News Update: The Decentralization of Middle-Aged Workers

  • In a comparison of people aged 25 to 34 in the 2000 census to the same group ten years later (aged 35 to 44 in 2010), the cohort’s presence in suburbia has increased by 12 percent. The same group has experienced a decrease of 22.7 percent in the urban core.  In terms of real population numbers, this means an increase of 1.8 million in the suburbs and a decrease of 1.3 million in the core. Rust belt cities in the Midwest have lost as much as 30% of this age group in the last decade, while major cities like New York and San Francisco have also experienced double-digit losses. The areas with significant growth in this important age group are newer cities in the South, including the North Carolina suburbs around Raleigh and Charlotte and the Texas suburbs of San Antonio, Houston, and Dallas. It should come as no surprise that many condo markets in the urban cores have suffered as a result.  Developers will need to create enticing offers in the city—namely more affordable housing—to attract the generations who are now looking towards the periphery.

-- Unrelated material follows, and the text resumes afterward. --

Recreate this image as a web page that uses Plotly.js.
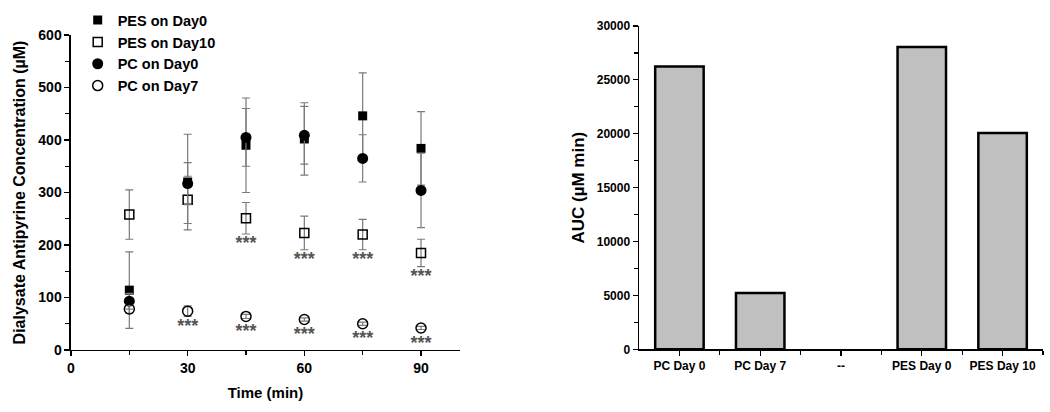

  • Ethnic isolation is ever-present in the suburbs of Washington DC.  Koreans, Central Americans, and other immigrant groups are finding it difficult to assimilate into white neighborhoods, as many remain isolated in pockets of suburbia. Conversely, urban core districts like Chinatown are shrinking—as businesses move to the suburbs. A professor from the University of Maryland notes that these trends are representative of the growing number of ethnic suburban neighborhoods across the United States.
  • Major companies like Quicken Loans (headquartered in Detroit) are relocating to the urban core to attract younger employees. Population data suggests that workers in their 30s and 40s have increasingly moved to suburbia, but mid-20 somethings still prefer the city life and its combination of cheap mass transit and entertainment options. Corporations are taking note—giving up the enticing mix of open land and cheap rent along the periphery. This news parallels an earlier story on the decrease of Chicago’s suburban corporate headquarters in favor of alternative options in the city center (see this post).